>> BEGIN

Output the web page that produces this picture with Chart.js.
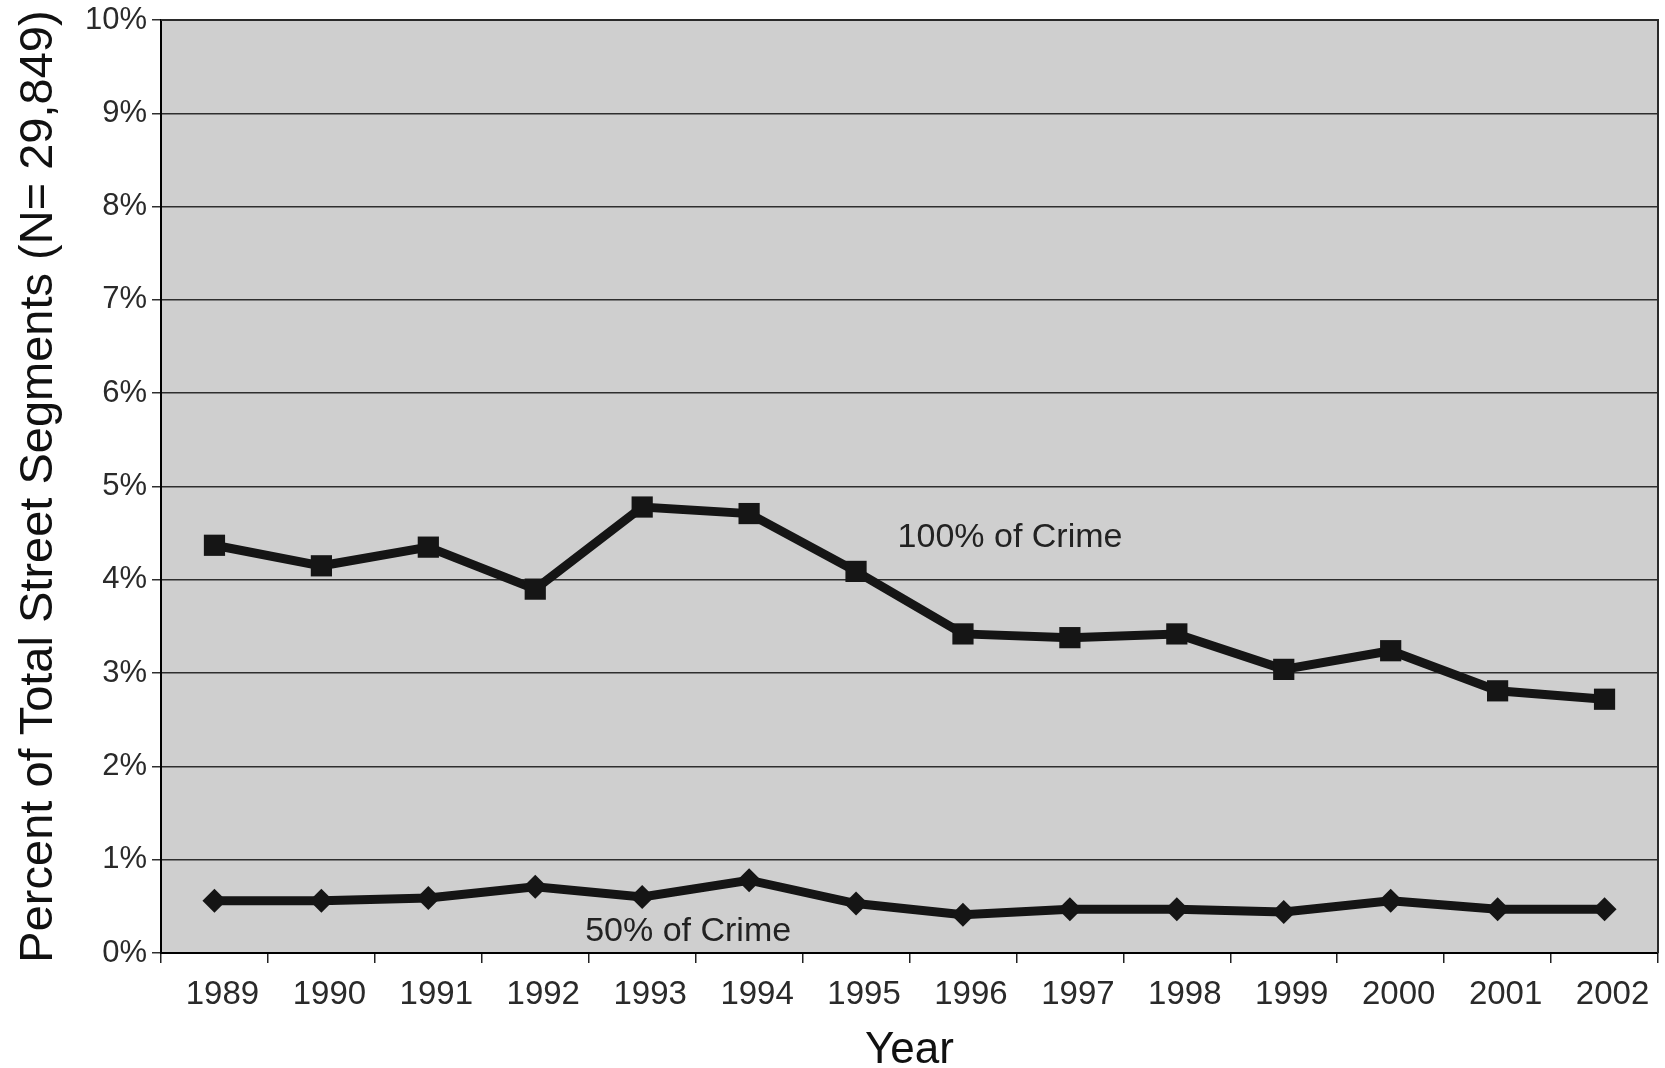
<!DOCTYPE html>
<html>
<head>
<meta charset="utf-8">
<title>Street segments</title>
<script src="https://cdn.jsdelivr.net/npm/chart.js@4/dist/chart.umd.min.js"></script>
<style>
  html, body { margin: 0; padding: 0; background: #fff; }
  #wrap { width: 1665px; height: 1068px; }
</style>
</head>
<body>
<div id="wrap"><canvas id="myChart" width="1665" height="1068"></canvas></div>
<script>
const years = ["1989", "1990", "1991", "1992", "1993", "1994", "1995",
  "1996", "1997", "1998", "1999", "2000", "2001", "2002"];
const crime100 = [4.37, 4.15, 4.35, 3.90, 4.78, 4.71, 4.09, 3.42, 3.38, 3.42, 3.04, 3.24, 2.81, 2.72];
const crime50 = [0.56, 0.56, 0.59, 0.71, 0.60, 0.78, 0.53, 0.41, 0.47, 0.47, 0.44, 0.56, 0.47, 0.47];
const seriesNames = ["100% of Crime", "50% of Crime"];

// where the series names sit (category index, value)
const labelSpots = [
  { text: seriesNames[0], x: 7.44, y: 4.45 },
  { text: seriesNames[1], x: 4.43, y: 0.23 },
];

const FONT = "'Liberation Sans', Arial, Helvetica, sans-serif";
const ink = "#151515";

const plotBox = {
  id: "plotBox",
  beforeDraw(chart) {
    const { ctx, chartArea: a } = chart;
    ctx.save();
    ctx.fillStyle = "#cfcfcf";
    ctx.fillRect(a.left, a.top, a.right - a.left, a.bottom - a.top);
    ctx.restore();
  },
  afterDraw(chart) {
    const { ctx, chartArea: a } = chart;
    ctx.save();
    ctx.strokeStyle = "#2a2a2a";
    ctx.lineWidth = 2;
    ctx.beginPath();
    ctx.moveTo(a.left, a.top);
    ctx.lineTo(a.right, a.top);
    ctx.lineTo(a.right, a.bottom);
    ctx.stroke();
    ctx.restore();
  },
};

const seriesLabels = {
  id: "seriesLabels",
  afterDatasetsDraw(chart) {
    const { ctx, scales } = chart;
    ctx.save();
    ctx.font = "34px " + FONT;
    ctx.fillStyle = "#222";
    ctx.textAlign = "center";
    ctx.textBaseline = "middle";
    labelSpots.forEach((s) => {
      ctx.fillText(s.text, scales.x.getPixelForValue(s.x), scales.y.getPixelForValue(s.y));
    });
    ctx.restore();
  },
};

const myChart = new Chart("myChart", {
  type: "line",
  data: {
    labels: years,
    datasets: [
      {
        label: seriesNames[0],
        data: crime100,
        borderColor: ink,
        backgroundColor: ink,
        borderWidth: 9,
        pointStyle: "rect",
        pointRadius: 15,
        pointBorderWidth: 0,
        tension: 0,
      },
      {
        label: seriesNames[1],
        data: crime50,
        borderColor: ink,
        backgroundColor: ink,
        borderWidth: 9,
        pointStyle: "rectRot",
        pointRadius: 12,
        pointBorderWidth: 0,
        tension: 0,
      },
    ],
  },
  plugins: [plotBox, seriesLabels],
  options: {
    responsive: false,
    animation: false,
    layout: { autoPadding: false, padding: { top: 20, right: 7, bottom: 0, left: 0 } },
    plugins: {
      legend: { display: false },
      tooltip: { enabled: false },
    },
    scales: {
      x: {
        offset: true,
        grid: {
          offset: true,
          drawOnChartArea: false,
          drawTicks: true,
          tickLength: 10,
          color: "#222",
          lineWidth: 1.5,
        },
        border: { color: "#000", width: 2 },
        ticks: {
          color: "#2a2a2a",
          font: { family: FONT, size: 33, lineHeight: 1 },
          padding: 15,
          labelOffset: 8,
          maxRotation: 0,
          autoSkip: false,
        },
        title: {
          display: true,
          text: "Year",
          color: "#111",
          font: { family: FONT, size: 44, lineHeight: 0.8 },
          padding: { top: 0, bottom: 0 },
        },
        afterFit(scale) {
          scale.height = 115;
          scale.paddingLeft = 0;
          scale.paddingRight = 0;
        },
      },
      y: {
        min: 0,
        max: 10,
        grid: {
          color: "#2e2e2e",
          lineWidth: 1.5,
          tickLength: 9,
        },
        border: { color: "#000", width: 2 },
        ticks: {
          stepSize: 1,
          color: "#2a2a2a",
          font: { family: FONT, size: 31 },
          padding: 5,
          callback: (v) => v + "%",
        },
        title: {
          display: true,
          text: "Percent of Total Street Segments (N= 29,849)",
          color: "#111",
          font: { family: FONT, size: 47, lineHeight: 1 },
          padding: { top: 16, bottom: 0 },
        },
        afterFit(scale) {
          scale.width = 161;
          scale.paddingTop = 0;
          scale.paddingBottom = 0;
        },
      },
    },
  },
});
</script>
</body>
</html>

>> END

Reproduce the material above in full, exactly, with no images.

Output the web page that produces this picture with Chart.js.
<!DOCTYPE html>
<html>
<head>
<meta charset="utf-8">
<title>Street segments</title>
<script src="https://cdn.jsdelivr.net/npm/chart.js@4/dist/chart.umd.min.js"></script>
<style>
  html, body { margin: 0; padding: 0; background: #fff; }
  #wrap { width: 1665px; height: 1068px; }
</style>
</head>
<body>
<div id="wrap"><canvas id="myChart" width="1665" height="1068"></canvas></div>
<script>
const years = ["1989", "1990", "1991", "1992", "1993", "1994", "1995",
  "1996", "1997", "1998", "1999", "2000", "2001", "2002"];
const crime100 = [4.37, 4.15, 4.35, 3.90, 4.78, 4.71, 4.09, 3.42, 3.38, 3.42, 3.04, 3.24, 2.81, 2.72];
const crime50 = [0.56, 0.56, 0.59, 0.71, 0.60, 0.78, 0.53, 0.41, 0.47, 0.47, 0.44, 0.56, 0.47, 0.47];
const seriesNames = ["100% of Crime", "50% of Crime"];

// where the series names sit (category index, value)
const labelSpots = [
  { text: seriesNames[0], x: 7.44, y: 4.45 },
  { text: seriesNames[1], x: 4.43, y: 0.23 },
];

const FONT = "'Liberation Sans', Arial, Helvetica, sans-serif";
const ink = "#151515";

const plotBox = {
  id: "plotBox",
  beforeDraw(chart) {
    const { ctx, chartArea: a } = chart;
    ctx.save();
    ctx.fillStyle = "#cfcfcf";
    ctx.fillRect(a.left, a.top, a.right - a.left, a.bottom - a.top);
    ctx.restore();
  },
  afterDraw(chart) {
    const { ctx, chartArea: a } = chart;
    ctx.save();
    ctx.strokeStyle = "#2a2a2a";
    ctx.lineWidth = 2;
    ctx.beginPath();
    ctx.moveTo(a.left, a.top);
    ctx.lineTo(a.right, a.top);
    ctx.lineTo(a.right, a.bottom);
    ctx.stroke();
    ctx.restore();
  },
};

const seriesLabels = {
  id: "seriesLabels",
  afterDatasetsDraw(chart) {
    const { ctx, scales } = chart;
    ctx.save();
    ctx.font = "34px " + FONT;
    ctx.fillStyle = "#222";
    ctx.textAlign = "center";
    ctx.textBaseline = "middle";
    labelSpots.forEach((s) => {
      ctx.fillText(s.text, scales.x.getPixelForValue(s.x), scales.y.getPixelForValue(s.y));
    });
    ctx.restore();
  },
};

const myChart = new Chart("myChart", {
  type: "line",
  data: {
    labels: years,
    datasets: [
      {
        label: seriesNames[0],
        data: crime100,
        borderColor: ink,
        backgroundColor: ink,
        borderWidth: 9,
        pointStyle: "rect",
        pointRadius: 15,
        pointBorderWidth: 0,
        tension: 0,
      },
      {
        label: seriesNames[1],
        data: crime50,
        borderColor: ink,
        backgroundColor: ink,
        borderWidth: 9,
        pointStyle: "rectRot",
        pointRadius: 12,
        pointBorderWidth: 0,
        tension: 0,
      },
    ],
  },
  plugins: [plotBox, seriesLabels],
  options: {
    responsive: false,
    animation: false,
    layout: { autoPadding: false, padding: { top: 20, right: 7, bottom: 0, left: 0 } },
    plugins: {
      legend: { display: false },
      tooltip: { enabled: false },
    },
    scales: {
      x: {
        offset: true,
        grid: {
          offset: true,
          drawOnChartArea: false,
          drawTicks: true,
          tickLength: 10,
          color: "#222",
          lineWidth: 1.5,
        },
        border: { color: "#000", width: 2 },
        ticks: {
          color: "#2a2a2a",
          font: { family: FONT, size: 33, lineHeight: 1 },
          padding: 15,
          labelOffset: 8,
          maxRotation: 0,
          autoSkip: false,
        },
        title: {
          display: true,
          text: "Year",
          color: "#111",
          font: { family: FONT, size: 44, lineHeight: 0.8 },
          padding: { top: 0, bottom: 0 },
        },
        afterFit(scale) {
          scale.height = 115;
          scale.paddingLeft = 0;
          scale.paddingRight = 0;
        },
      },
      y: {
        min: 0,
        max: 10,
        grid: {
          color: "#2e2e2e",
          lineWidth: 1.5,
          tickLength: 9,
        },
        border: { color: "#000", width: 2 },
        ticks: {
          stepSize: 1,
          color: "#2a2a2a",
          font: { family: FONT, size: 31 },
          padding: 5,
          callback: (v) => v + "%",
        },
        title: {
          display: true,
          text: "Percent of Total Street Segments (N= 29,849)",
          color: "#111",
          font: { family: FONT, size: 47, lineHeight: 1 },
          padding: { top: 16, bottom: 0 },
        },
        afterFit(scale) {
          scale.width = 161;
          scale.paddingTop = 0;
          scale.paddingBottom = 0;
        },
      },
    },
  },
});
</script>
</body>
</html>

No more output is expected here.